-- START OF Data shown --
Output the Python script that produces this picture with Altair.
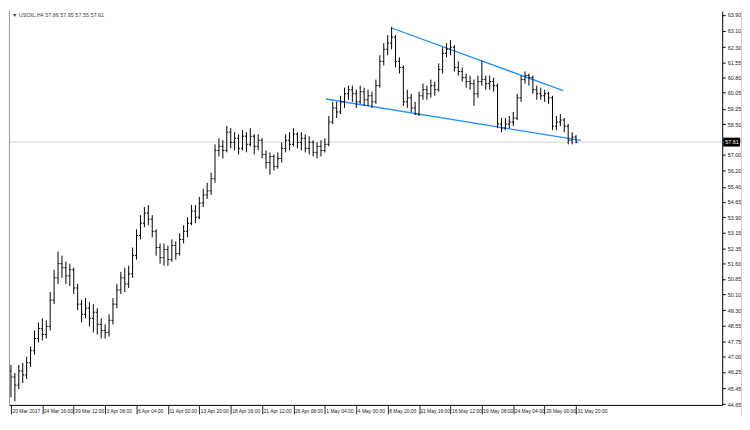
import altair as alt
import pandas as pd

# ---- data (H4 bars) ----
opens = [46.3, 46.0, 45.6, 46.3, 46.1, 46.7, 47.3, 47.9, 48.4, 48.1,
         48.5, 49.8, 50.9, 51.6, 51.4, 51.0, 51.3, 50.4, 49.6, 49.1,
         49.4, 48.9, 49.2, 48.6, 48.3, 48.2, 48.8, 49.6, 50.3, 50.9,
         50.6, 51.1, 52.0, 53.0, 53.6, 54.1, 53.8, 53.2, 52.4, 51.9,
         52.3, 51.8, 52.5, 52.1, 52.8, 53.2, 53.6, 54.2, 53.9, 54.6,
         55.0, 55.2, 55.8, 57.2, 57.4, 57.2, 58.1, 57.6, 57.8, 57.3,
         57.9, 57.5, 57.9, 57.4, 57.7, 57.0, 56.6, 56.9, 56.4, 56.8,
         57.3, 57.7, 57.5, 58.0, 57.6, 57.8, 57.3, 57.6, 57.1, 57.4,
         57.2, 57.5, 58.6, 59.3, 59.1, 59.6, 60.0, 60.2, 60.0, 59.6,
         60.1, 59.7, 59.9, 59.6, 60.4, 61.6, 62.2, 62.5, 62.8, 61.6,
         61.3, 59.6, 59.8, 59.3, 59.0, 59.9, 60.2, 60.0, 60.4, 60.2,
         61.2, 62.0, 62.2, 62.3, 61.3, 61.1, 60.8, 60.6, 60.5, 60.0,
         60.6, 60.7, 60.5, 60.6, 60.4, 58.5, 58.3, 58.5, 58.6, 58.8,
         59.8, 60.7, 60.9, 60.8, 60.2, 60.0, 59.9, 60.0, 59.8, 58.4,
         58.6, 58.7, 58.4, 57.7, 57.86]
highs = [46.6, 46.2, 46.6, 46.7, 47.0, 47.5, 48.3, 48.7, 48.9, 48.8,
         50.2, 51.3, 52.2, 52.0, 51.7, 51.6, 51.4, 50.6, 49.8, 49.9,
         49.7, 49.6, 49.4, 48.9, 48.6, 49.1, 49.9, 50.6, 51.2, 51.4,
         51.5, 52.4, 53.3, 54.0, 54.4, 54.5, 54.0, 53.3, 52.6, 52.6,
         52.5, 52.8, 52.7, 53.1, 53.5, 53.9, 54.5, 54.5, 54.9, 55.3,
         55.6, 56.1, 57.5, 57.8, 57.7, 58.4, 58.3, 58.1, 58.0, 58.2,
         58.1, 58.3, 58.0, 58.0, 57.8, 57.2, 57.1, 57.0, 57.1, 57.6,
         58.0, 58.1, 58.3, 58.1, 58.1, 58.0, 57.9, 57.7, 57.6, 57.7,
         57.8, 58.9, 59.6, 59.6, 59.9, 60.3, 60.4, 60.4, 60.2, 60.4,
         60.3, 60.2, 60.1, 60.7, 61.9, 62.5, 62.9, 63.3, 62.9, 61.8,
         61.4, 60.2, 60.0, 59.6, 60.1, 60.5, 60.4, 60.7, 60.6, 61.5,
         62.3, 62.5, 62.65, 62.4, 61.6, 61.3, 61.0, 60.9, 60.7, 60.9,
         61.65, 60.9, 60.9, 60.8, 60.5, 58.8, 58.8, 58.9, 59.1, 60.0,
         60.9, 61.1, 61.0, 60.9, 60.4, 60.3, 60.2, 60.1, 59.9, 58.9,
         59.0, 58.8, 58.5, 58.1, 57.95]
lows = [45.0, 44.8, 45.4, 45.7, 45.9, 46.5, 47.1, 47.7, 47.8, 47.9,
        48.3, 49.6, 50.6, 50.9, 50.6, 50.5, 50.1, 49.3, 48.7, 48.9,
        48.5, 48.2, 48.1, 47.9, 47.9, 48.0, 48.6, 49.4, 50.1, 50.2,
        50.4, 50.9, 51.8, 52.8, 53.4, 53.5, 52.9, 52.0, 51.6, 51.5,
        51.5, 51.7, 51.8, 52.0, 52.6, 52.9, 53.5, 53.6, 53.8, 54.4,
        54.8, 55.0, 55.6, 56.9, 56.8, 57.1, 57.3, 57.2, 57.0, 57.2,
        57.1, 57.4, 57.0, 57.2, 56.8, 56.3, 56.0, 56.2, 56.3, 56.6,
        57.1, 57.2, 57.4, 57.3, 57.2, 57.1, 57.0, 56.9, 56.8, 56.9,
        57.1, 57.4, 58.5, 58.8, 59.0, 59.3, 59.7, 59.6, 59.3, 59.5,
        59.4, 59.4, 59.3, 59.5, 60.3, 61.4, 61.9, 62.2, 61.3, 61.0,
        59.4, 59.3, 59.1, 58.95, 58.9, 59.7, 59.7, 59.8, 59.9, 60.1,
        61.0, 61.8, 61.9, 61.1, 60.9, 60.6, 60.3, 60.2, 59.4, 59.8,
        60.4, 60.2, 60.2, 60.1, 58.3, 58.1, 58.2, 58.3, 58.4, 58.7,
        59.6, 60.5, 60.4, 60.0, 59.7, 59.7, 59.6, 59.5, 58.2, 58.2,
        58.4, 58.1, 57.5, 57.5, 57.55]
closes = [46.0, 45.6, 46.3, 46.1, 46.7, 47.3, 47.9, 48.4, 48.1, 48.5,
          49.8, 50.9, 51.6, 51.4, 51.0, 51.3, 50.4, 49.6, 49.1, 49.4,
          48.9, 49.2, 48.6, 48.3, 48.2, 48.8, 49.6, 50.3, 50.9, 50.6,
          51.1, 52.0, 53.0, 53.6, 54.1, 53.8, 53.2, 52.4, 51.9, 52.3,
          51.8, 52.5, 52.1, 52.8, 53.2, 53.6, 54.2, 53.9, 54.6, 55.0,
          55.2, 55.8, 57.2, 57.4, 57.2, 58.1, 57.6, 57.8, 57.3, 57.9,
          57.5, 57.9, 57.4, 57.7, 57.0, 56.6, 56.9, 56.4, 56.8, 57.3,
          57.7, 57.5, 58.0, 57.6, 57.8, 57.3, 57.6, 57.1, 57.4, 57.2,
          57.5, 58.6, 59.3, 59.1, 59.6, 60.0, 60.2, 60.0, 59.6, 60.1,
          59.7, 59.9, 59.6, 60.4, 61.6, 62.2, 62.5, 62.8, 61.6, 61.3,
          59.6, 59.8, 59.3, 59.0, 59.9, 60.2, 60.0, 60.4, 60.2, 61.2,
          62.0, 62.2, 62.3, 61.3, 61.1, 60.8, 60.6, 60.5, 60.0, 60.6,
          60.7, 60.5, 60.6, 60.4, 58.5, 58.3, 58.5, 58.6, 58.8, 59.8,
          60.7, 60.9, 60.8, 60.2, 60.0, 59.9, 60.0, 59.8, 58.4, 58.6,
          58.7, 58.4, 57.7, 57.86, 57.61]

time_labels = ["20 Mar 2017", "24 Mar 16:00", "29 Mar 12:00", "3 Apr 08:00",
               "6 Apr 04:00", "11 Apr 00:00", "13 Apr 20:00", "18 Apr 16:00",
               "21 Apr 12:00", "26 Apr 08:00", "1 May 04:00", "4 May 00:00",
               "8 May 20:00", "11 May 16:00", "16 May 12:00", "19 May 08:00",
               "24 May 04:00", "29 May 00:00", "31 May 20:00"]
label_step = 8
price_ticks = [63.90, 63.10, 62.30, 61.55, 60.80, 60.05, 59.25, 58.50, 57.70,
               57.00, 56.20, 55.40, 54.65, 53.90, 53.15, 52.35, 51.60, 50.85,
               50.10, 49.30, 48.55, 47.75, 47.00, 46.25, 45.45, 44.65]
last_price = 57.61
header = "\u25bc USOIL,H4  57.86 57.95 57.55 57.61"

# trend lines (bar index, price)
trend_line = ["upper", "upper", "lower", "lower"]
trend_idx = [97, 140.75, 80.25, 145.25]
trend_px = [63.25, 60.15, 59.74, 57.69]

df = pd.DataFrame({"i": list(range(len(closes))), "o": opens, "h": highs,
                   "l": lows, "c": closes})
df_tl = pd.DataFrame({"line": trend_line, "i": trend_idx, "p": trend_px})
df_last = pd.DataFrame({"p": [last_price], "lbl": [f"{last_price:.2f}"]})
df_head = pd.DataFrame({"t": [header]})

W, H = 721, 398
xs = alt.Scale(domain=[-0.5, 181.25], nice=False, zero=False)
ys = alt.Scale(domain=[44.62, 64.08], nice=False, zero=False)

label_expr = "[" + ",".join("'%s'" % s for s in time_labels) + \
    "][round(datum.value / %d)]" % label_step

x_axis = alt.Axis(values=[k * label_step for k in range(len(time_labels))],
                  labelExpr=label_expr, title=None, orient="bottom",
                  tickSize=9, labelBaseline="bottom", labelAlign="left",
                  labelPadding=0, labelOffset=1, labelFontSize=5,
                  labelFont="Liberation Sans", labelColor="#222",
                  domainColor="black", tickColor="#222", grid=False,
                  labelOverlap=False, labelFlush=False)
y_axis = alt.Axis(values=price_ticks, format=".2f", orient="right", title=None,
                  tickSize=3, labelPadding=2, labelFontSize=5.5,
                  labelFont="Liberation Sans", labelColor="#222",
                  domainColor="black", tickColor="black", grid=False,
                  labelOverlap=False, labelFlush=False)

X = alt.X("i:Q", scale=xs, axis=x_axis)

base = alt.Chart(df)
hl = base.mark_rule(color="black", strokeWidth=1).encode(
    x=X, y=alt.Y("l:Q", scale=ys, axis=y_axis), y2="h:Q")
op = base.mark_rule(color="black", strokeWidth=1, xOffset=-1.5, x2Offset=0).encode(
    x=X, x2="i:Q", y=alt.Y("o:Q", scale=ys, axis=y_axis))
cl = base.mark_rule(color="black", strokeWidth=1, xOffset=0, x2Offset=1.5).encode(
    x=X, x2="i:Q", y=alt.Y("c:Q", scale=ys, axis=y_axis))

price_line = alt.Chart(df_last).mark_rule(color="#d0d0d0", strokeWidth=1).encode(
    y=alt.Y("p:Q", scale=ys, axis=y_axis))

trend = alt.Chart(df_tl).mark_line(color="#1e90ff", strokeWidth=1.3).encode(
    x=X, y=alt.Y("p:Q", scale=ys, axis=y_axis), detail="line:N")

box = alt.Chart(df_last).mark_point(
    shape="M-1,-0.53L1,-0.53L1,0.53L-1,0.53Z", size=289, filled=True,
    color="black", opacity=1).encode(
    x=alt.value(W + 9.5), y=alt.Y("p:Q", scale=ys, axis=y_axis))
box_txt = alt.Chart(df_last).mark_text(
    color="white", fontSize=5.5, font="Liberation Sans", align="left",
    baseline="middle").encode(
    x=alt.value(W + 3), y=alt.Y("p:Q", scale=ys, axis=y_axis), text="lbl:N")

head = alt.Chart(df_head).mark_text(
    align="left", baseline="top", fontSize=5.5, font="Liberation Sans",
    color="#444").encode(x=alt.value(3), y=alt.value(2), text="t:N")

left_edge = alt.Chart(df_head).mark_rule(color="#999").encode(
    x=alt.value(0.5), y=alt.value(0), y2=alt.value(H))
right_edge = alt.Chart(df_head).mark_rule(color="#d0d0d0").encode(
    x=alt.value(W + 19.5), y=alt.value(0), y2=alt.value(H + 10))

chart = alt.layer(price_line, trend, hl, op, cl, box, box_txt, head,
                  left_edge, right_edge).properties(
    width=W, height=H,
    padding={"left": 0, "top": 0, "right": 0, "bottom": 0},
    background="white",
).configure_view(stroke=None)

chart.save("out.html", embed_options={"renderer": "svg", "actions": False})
-- END OF Data shown --
— What you will do —
Leave out the pictures and repeat the lines from the start of the material through the line with "import pandas as pd", inclusive.

— Solution to this problem —
Output the Python script that produces this picture with Altair.
import altair as alt
import pandas as pd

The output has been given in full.